To address these issues, you need to provide more detail about each use case; but, how much detail is too much? You could write detailed descriptions of what each use case will involve, but this will take lots of effort, produce a large amount of dense documentation that will be hard to manage, and probably of little use to the eventual development team.

Furthermore, to be able to write detailed descriptions of the interaction of each use case requires that you have already decided how each use case will be designed, if not already implemented -- whether this will be handled by a computer system, by a worker as part of a business process, by an application program, a web site, or a WAP phone. Unfortunately, if you are solely responsible for analysis (say the design is being outsourced to a graphics house and the implementation to India), then you don't want to have to do design that will be replaced later. If you are responsible for design, you can't really begin that until you have worked out what goals the design should meet to be usable -- that is, what users need to do to complete each use case.

Therefore: Write essential use case dialogues for each use case.

Essential use cases are part of Usage-Centered Design, as developed by Larry Constantine and Lucy Lockwood [8]. The term ``essential'' refers to essential models that ``are intended to capture the essence of problems through technology-free, idealized, and abstract descriptions''. Constantine and Lockwood define an essential use case as follows:

An essential use case is a structured narrative, expressed in the language of the application domain and of users, comprising a simplified, generalized, abstract, technology-free and implementation independent description of one task or interaction that is complete, meaningful, and well-defined from the point of view of users in some role or roles in relation to a system and that embodies the purpose or intentions underlying the interaction.
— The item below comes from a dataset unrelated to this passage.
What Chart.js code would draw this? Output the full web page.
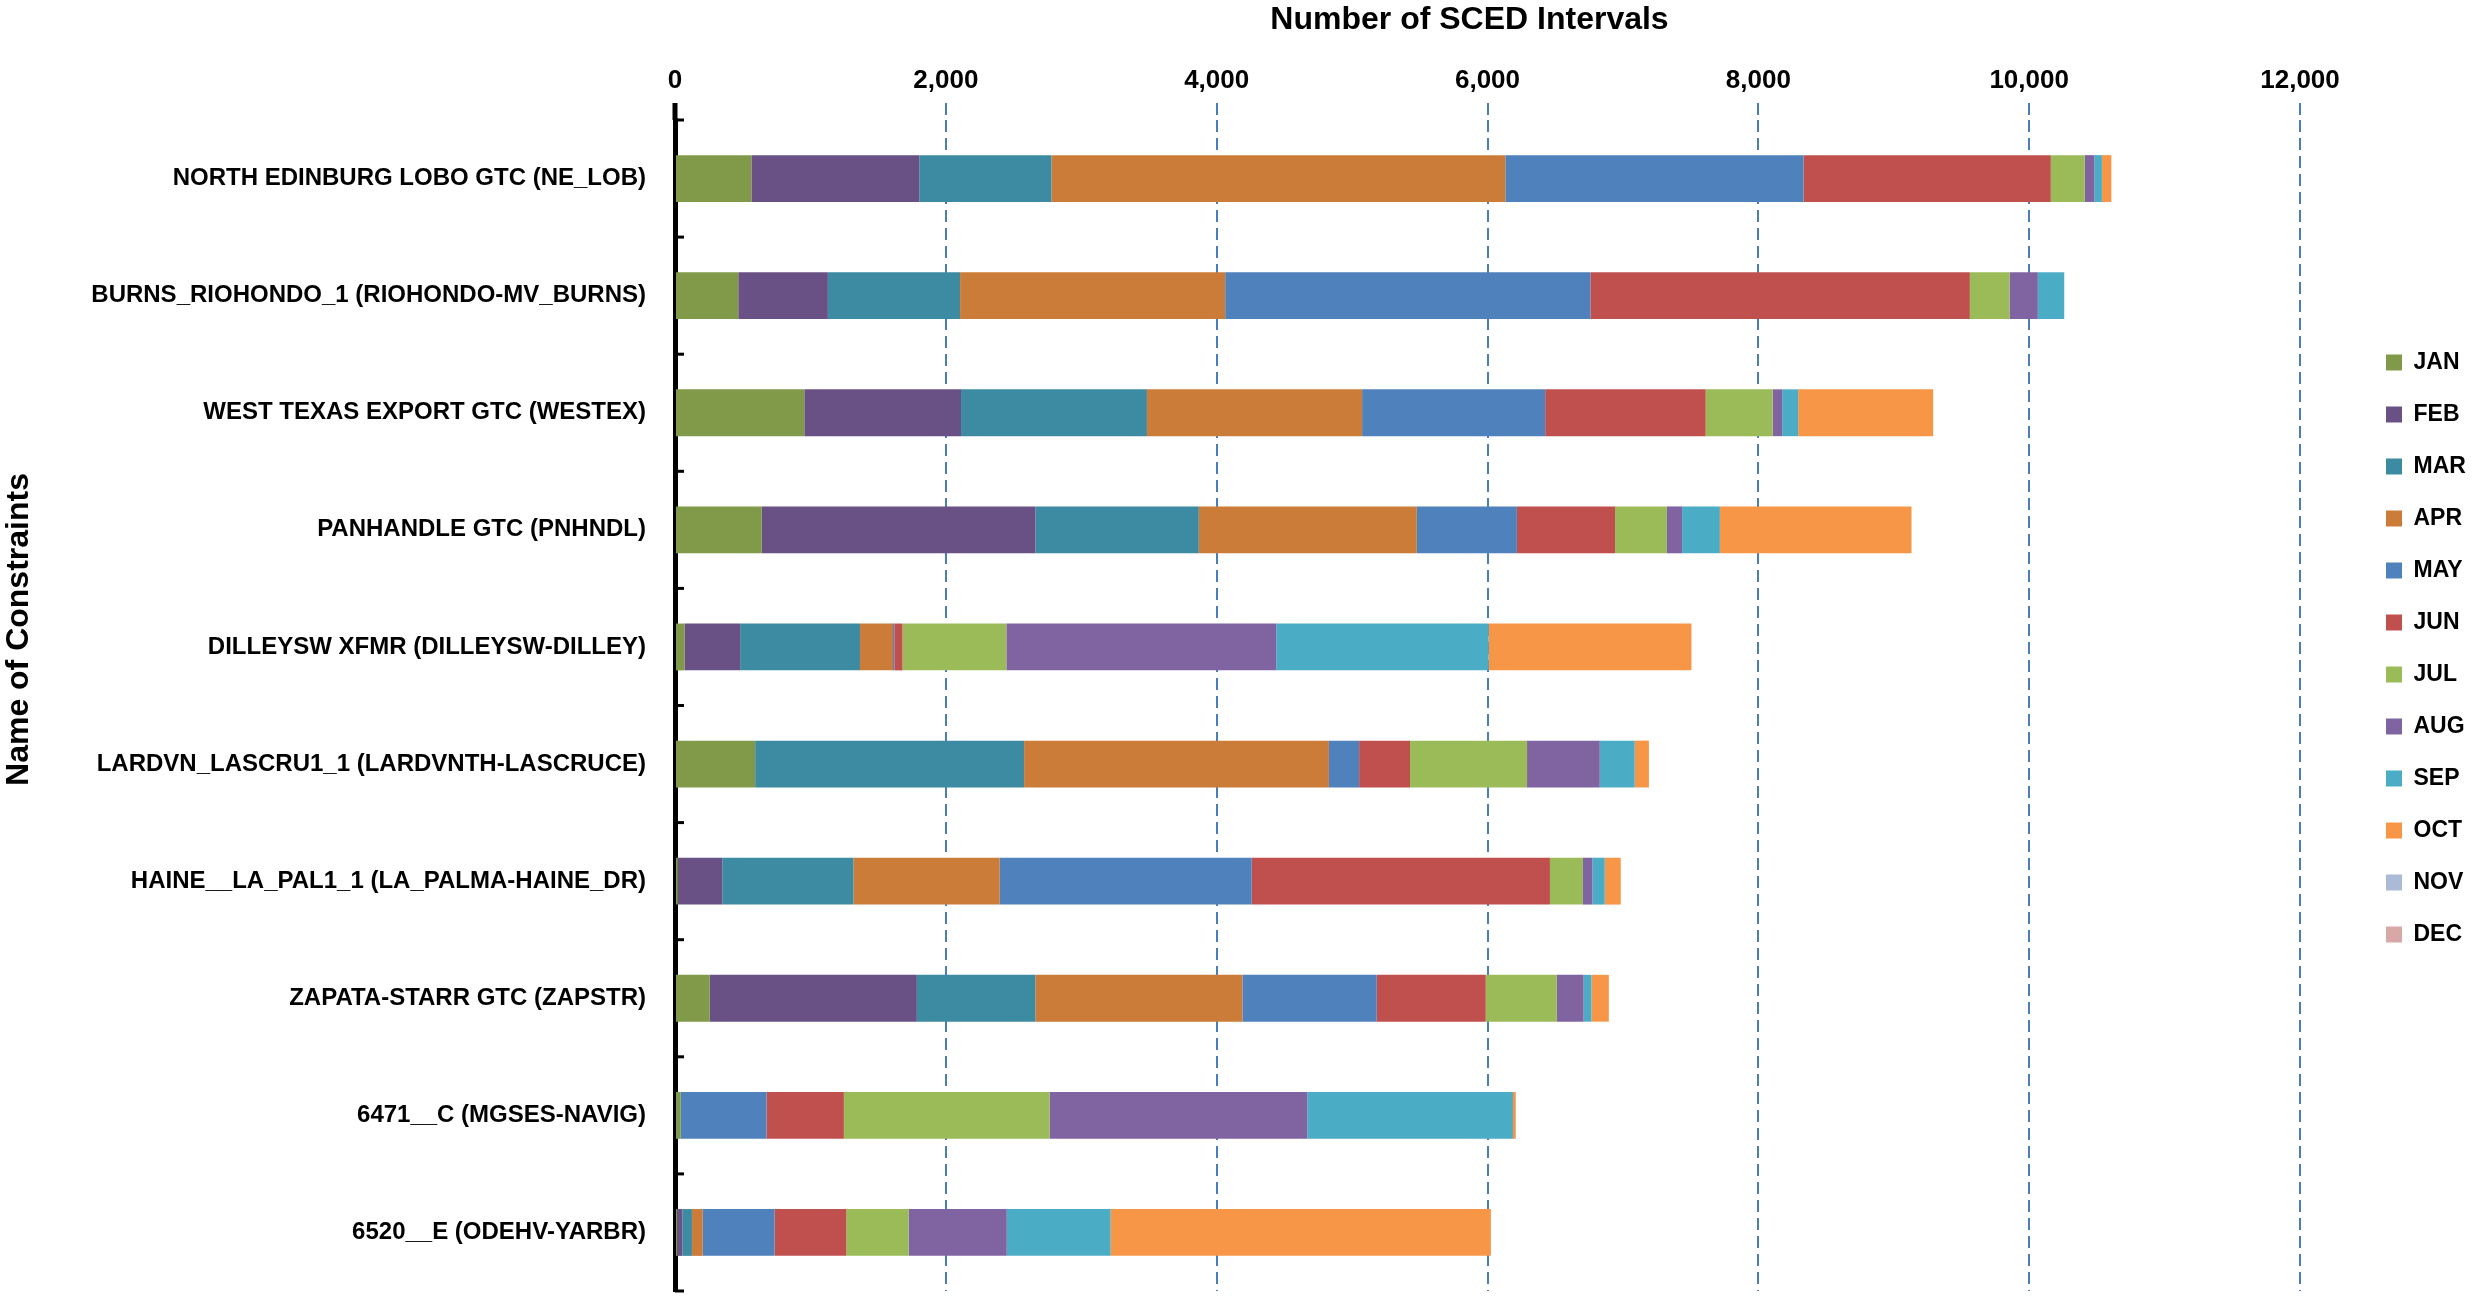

Constantine and Lockwood give the examples shown in figures 4 and 5. The dialogue in figure 4 is for a conventional use case, described in terms of actions and responses. The dialogue in figure 5 is for an essential use case, described in terms of intentions and responsibilities. The steps of the essential use case are more abstract, and permit a variety of concrete implementations. It is still easy to follow the dialogue, however, and the essential use case is shorter.

  
Figure 4: A conventional use case for getting cash from an automatic teller system. (From Constantine and Lockwood.)

  
Figure 5: An essential use case for getting cash from an automatic teller system. (From Constantine and Lockwood.)

So we document each use case with a ``use case dialogue''. We write use cases on index cards, so we also call these dialogues ``use case cards''. A use case dialogue documents the chronological steps in the use case as the user and the system interact. We typically document the use case card with the users part on the left hand side, and identify this as the ``user intention", which reminds us to focus on the users real goals for the step. On the right hand side, we identify the system ``responsibility", stressing that the system too has goals incumbent upon it. The division down the centre can be regarded as the ``interface" between the user and the system, and serve as reminder that interaction is communication across this division.

We write the steps of the interactions under the assumption that the actor has already chosen to do this use case and has already told the system that the are doing it, so we don't need to include a separate step to start the use case.

We prefer essential use cases to conventional use cases because they allow a certain independence from technology choices in later or subsequent implementation, and also allows us to make progress quickly, without having to make difficult decisions otherwise necessary. Also, we believe their emphasis on system responsibility leads to better traceability between requirements and design.